== JOB ==
Copy nothing but the lines below running from the line containing "Convert this diagram to TikZ code." through the line containing "corners=0pt, dashed, dash", both end lines included.

Records from a data source

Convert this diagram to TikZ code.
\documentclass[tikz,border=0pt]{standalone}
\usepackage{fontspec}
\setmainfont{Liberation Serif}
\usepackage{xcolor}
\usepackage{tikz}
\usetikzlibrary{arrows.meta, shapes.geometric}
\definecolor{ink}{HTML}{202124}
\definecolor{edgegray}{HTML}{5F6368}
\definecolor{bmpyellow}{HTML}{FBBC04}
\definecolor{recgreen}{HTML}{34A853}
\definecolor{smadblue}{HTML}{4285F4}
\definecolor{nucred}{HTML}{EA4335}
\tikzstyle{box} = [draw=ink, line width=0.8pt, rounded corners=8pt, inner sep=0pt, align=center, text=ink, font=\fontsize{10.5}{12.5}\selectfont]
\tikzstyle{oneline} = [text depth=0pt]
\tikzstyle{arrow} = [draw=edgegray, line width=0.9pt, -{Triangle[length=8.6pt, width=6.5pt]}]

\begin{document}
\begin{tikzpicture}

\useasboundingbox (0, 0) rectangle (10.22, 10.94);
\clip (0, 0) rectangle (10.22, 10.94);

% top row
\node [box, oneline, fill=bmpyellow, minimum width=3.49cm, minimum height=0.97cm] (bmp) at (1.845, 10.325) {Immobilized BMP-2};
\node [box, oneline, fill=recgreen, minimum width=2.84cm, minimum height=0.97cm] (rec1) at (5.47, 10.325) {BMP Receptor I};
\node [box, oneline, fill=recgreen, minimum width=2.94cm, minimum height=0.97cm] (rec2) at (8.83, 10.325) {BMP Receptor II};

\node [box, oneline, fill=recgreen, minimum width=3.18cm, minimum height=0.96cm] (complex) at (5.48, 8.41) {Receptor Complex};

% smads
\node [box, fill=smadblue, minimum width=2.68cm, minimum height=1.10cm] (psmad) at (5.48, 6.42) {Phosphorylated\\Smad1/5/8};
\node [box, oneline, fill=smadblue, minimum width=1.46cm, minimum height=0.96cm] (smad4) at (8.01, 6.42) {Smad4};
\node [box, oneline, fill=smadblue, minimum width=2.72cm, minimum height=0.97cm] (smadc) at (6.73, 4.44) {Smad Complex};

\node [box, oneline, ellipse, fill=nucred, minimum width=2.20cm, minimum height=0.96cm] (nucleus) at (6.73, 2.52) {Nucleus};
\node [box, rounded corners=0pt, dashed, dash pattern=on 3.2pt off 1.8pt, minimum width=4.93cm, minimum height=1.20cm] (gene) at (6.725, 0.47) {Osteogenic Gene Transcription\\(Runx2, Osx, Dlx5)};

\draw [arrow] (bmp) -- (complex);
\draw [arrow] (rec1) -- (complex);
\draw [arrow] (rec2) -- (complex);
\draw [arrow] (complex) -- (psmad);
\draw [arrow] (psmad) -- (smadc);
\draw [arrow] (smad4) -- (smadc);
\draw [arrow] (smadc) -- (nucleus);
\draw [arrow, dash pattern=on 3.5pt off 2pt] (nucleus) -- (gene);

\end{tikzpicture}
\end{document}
* * *
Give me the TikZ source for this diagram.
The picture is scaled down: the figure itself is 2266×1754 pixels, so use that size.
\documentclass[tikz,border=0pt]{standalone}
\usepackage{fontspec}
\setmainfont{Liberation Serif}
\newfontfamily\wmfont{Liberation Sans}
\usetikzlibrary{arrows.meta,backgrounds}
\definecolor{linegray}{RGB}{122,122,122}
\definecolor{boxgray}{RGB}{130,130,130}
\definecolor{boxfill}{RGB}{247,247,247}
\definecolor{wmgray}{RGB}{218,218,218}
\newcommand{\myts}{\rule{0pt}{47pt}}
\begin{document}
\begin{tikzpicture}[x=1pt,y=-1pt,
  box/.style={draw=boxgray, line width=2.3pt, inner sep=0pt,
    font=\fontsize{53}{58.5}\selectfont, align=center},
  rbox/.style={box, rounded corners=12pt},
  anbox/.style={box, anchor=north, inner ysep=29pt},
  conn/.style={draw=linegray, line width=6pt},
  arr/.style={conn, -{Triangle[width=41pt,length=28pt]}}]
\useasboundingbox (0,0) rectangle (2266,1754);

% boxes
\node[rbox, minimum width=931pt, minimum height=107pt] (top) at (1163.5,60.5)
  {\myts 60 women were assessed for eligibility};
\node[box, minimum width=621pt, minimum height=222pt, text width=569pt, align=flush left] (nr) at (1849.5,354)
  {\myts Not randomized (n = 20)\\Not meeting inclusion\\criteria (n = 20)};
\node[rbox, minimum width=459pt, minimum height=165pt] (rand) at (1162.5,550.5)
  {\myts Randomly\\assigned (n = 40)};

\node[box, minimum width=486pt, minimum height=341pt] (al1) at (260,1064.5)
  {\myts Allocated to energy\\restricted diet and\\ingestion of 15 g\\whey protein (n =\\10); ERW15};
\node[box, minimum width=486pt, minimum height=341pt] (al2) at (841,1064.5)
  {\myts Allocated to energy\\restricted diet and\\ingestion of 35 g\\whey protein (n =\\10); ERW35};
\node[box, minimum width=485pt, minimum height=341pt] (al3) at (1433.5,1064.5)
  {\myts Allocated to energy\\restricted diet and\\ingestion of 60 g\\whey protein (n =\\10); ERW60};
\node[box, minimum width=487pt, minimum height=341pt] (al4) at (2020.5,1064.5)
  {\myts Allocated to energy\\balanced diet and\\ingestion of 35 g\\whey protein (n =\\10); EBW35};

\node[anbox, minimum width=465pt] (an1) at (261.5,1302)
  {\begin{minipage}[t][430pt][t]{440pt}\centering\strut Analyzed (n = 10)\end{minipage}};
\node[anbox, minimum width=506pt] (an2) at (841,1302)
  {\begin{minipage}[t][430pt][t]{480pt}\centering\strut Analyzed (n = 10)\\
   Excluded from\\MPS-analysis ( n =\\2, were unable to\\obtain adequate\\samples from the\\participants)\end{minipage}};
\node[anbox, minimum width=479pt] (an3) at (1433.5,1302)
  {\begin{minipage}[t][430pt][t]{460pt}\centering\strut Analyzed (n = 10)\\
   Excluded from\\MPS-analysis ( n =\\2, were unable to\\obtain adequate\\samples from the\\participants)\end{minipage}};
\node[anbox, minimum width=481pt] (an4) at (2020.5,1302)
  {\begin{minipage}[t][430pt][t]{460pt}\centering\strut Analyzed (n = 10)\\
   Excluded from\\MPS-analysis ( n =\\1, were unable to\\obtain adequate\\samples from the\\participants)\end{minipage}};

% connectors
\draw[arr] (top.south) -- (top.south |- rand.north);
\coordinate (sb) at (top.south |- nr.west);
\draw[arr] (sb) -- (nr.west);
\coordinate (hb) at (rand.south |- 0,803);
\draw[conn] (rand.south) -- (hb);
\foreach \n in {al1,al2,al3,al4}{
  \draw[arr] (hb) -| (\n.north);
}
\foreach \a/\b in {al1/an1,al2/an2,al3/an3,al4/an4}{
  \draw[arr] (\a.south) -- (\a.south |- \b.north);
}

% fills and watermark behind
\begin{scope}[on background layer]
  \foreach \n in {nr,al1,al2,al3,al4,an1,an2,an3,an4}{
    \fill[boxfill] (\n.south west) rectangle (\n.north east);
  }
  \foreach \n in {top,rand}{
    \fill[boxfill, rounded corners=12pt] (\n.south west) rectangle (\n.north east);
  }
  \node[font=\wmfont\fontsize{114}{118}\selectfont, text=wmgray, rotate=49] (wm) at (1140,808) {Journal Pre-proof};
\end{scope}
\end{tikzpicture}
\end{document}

== WRITTEN SOLUTION ==
Convert this diagram to TikZ code.
\documentclass[tikz,border=0pt]{standalone}
\usepackage{fontspec}
\setmainfont{Liberation Serif}
\usepackage{xcolor}
\usepackage{tikz}
\usetikzlibrary{arrows.meta, shapes.geometric}
\definecolor{ink}{HTML}{202124}
\definecolor{edgegray}{HTML}{5F6368}
\definecolor{bmpyellow}{HTML}{FBBC04}
\definecolor{recgreen}{HTML}{34A853}
\definecolor{smadblue}{HTML}{4285F4}
\definecolor{nucred}{HTML}{EA4335}
\tikzstyle{box} = [draw=ink, line width=0.8pt, rounded corners=8pt, inner sep=0pt, align=center, text=ink, font=\fontsize{10.5}{12.5}\selectfont]
\tikzstyle{oneline} = [text depth=0pt]
\tikzstyle{arrow} = [draw=edgegray, line width=0.9pt, -{Triangle[length=8.6pt, width=6.5pt]}]

\begin{document}
\begin{tikzpicture}

\useasboundingbox (0, 0) rectangle (10.22, 10.94);
\clip (0, 0) rectangle (10.22, 10.94);

% top row
\node [box, oneline, fill=bmpyellow, minimum width=3.49cm, minimum height=0.97cm] (bmp) at (1.845, 10.325) {Immobilized BMP-2};
\node [box, oneline, fill=recgreen, minimum width=2.84cm, minimum height=0.97cm] (rec1) at (5.47, 10.325) {BMP Receptor I};
\node [box, oneline, fill=recgreen, minimum width=2.94cm, minimum height=0.97cm] (rec2) at (8.83, 10.325) {BMP Receptor II};

\node [box, oneline, fill=recgreen, minimum width=3.18cm, minimum height=0.96cm] (complex) at (5.48, 8.41) {Receptor Complex};

% smads
\node [box, fill=smadblue, minimum width=2.68cm, minimum height=1.10cm] (psmad) at (5.48, 6.42) {Phosphorylated\\Smad1/5/8};
\node [box, oneline, fill=smadblue, minimum width=1.46cm, minimum height=0.96cm] (smad4) at (8.01, 6.42) {Smad4};
\node [box, oneline, fill=smadblue, minimum width=2.72cm, minimum height=0.97cm] (smadc) at (6.73, 4.44) {Smad Complex};

\node [box, oneline, ellipse, fill=nucred, minimum width=2.20cm, minimum height=0.96cm] (nucleus) at (6.73, 2.52) {Nucleus};
\node [box, rounded corners=0pt, dashed, dash pattern=on 3.2pt off 1.8pt, minimum width=4.93cm, minimum height=1.20cm] (gene) at (6.725, 0.47) {Osteogenic Gene Transcription\\(Runx2, Osx, Dlx5)};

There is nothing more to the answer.